Entre todos ellos sobresale el diseño de El Periódico de 1978 con Fermín Vílchez, con quien fabrica un innovador híbrido de diario popular de calidad que dio cuerpo al proyecto editorial del editor Antonio Asensio y del director Antonio Franco, su gran amigo de siempre. También el rediseño de La Vanguardia de 1989, que él coordinó, es uno de los casos mundiales más logrados de aquella época de oro de los diarios de papel, pues abrió una alternativa gráfica a la escuela alemana de periodismo visual, entonces representada por el omnipresente El País, imitado en todo el mundo.
Un maestro legendario
Más allá de proyectos concretos, Carlos fue toda su vida un gran maestro en todas partes. Enseñar era su verdadera pasión. Sus clases y conferencias eran emocionantes y quedaban grabadas a fuego, casi tanto como trabajar con él. Lo que las hace legendarias, sin embargo, es que Carlos sabía ver cosas que nadie más veía en un grupo de fotos ordinarias, en unas páginas cualquiera, en una historia breve, en unos gráficos sencillos. Hacía saltar a todo el mundo de la silla, sí. Pero deslumbraba y atraía porque sabía mucho, porque era un profesional como un templo y sabía transmitirlo. Enamoraba porque tenía sustancia —y la aliñaba con su atención a la vida y a la gente porque sabía amar a las personas y al trabajo.

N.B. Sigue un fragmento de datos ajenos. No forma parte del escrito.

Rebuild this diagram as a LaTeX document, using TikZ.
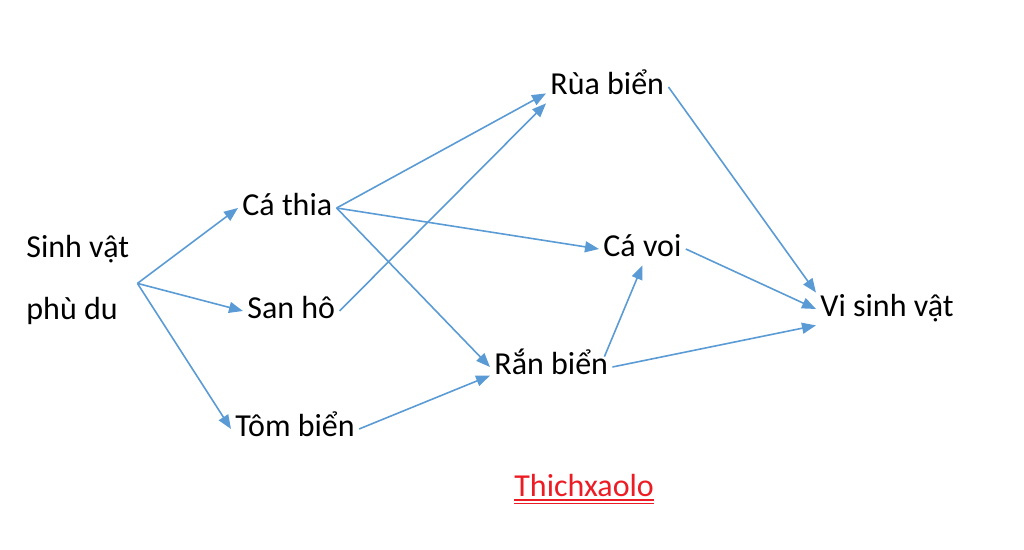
\documentclass[tikz,border=0pt]{standalone}
\usepackage{fontspec}
\setmainfont{Carlito}
\usepackage{xcolor}
\usepackage{tikz}
\usetikzlibrary{arrows.meta,positioning,calc}
\definecolor{xanh}{RGB}{91,155,213}
\definecolor{chudo}{RGB}{237,28,36}
\tikzset{
  loai/.style={anchor=base west, inner xsep=2pt, inner ysep=0pt, text height=12pt, text depth=4pt, font=\fontsize{16}{19}\selectfont},
  muiten/.style={-{Triangle[length=7pt,width=5.5pt]}, draw=xanh, line width=0.8pt},
}

\begin{document}
\begin{tikzpicture}[x=0.5pt,y=-0.5pt]
                \useasboundingbox (0,0) rectangle (1024,550);
                % cac loai sinh vat
                \node[anchor=north west, inner sep=0pt, align=left, font=\fontsize{16}{31}\selectfont] (svpd) at (26,231) {\rule{0pt}{13pt}Sinh vật\\\rule[-4pt]{0pt}{4pt}phù du};
                \node[loai] (cathia) at (238,216) {Cá thia};
                \node[loai] (sanho) at (243,319) {San hô};
                \node[loai] (tom) at (231,437) {Tôm biển};
                \node[loai] (rua) at (546,95) {Rùa biển};
                \node[loai] (cavoi) at (599,257) {Cá voi};
                \node[loai] (ran) at (490,375) {Rắn biển};
                \node[loai] (vsv) at (816,317) {Vi sinh vật};
                \node[anchor=base west, inner sep=0pt, text=chudo, font=\fontsize{16}{19}\selectfont] (ten) at (514,497) {Thichxaolo};
                \draw[chudo, line width=0.7pt] ([yshift=-1.6pt]ten.base west) -- ([yshift=-1.6pt]ten.base east);
                \draw[chudo, line width=0.7pt] ([yshift=-3.2pt]ten.base west) -- ([yshift=-3.2pt]ten.base east);
                % mui ten
                \draw[muiten] ([xshift=4pt,yshift=-2pt]svpd.east) -- (cathia.west);
                \draw[muiten] ([xshift=4pt,yshift=-2pt]svpd.east) -- (sanho.west);
                \draw[muiten] ([xshift=4pt,yshift=-2pt]svpd.east) -- (tom.west);
                \draw[muiten] (cathia.east) -- (rua.186);
                \draw[muiten] (cathia.east) -- (cavoi.west);
                \draw[muiten] (cathia.east) -- (ran.west);
                \draw[muiten] (sanho.east) -- (rua.south west);
                \draw[muiten] (tom.east) -- (ran.188);
                \draw[muiten] ([xshift=-4pt,yshift=-3pt]ran.north east) -- (cavoi.south);
                \draw[muiten] (ran.east) -- (vsv.south west);
                \draw[muiten] (cavoi.east) -- (vsv.west);
                \draw[muiten] (rua.east) -- (vsv.north west);
            \end{tikzpicture}
\end{document}
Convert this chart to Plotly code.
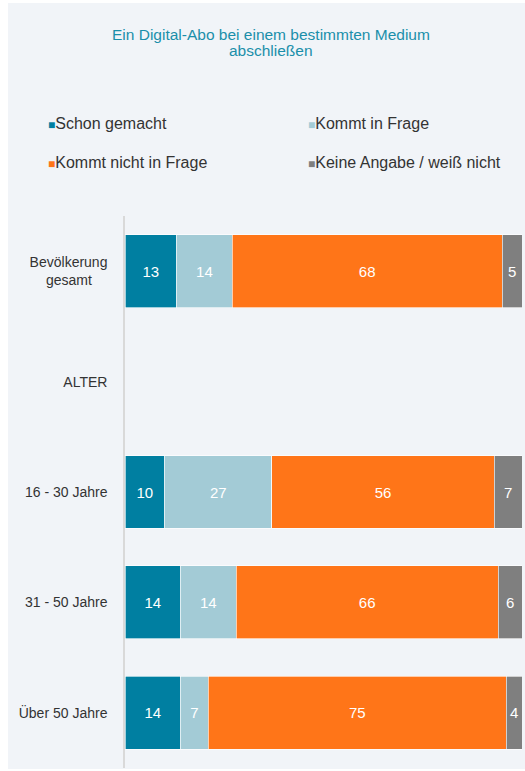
import plotly.graph_objects as go

categories = ["Bevölkerung<br>gesamt\u00a0\u00a0\u00a0\u00a0", "ALTER", "16 - 30 Jahre", "31 - 50 Jahre", "Über 50 Jahre"]
series_names = ["Schon gemacht", "Kommt in Frage", "Kommt nicht in Frage", "Keine Angabe / weiß nicht"]
schon_gemacht = [13, None, 10, 14, 14]
kommt_in_frage = [14, None, 27, 14, 7]
kommt_nicht_in_frage = [68, None, 56, 66, 75]
keine_angabe = [5, None, 7, 6, 4]
colors = ["#007FA1", "#A3CBD6", "#FF7518", "#7F7F7F"]
title_lines = ["Ein Digital-Abo bei einem bestimmten Medium", "abschließen"]

values = [schon_gemacht, kommt_in_frage, kommt_nicht_in_frage, keine_angabe]
FONT = "Liberation Sans, Arial, sans-serif"

fig = go.Figure()
for name, vals, col in zip(series_names, values, colors):
    fig.add_trace(go.Bar(
        y=categories, x=vals, name=name, orientation="h",
        marker=dict(color=col, line=dict(color="rgba(255,255,255,0.8)", width=0.8)),
        text=[("" if v is None else str(v)) for v in vals],
        textposition="inside", insidetextanchor="middle",
        textfont=dict(color="white", size=15, family=FONT),
        constraintext="none", width=0.66, showlegend=False,
        hoverinfo="x+name",
    ))

W, H = 525, 771
ml, mr, mt, mb = 125, 3, 216, 3
pw, ph = W - ml - mr, H - mt - mb

def px(x):
    return (x - ml) / pw

def py(y):
    return (H - mb - y) / ph

shapes = [dict(type="rect", xref="paper", yref="paper", layer="below",
               x0=px(8), x1=px(525), y0=py(769), y1=py(3),
               fillcolor="#F1F4F8", line=dict(width=0))]

annotations = []
for line, ty in zip(title_lines, [34, 50]):
    annotations.append(dict(text=line, xref="paper", yref="paper", x=px(271), y=py(ty),
                            showarrow=False, xanchor="center", yanchor="middle",
                            font=dict(size=15.5, color="#1B8FAA", family=FONT)))

legend_pos = [(46, 123), (306, 123), (46, 163), (306, 163)]
for (lx, ly), name, col in zip(legend_pos, series_names, colors):
    annotations.append(dict(
        text=f"<span style='color:{col};font-size:12px'>■</span>{name}",
        xref="paper", yref="paper", x=px(lx), y=py(ly), showarrow=False,
        xanchor="left", yanchor="middle",
        font=dict(size=16, color="#333333", family=FONT)))

fig.update_layout(
    width=W, height=H, barmode="stack", bargap=0.34,
    margin=dict(l=ml, r=mr, t=mt, b=mb, pad=0),
    paper_bgcolor="white", plot_bgcolor="rgba(0,0,0,0)",
    shapes=shapes, annotations=annotations,
    font=dict(family=FONT),
    xaxis=dict(range=[0, 100], visible=False, fixedrange=True),
    yaxis=dict(autorange="reversed", showline=True, linecolor="#D9D9D9", linewidth=1.5,
               showgrid=False, ticks="", ticklabelstandoff=13,
               tickfont=dict(size=14, color="#333333")),
)

fig.write_html("out.html", config={"displayModeBar": False},
               post_script="document.body.style.margin='0';document.body.style.overflow='hidden';")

La amistad de Carlos podía parecer sencilla. Siempre dispuesto a prestarte su atención, era bienhumorado e imaginativo, compartía los honores y sabía cómo hacerlo pasar bien a cualquiera. Pero también era una tarea: las peleas y conflictos lo trastornaban, quería lealtad, era muy insistente y podía hacer perder el oremus a cualquiera con su afán de encontrar en todo y todos una cara positiva o con sus maniobras de distracción en el debate de lo que fuera.
"Pensábamos que sería eterno", dice una amiga al compartir la noticia. Pues claro que lo es. Carlos Pérez de Rozas es eterno.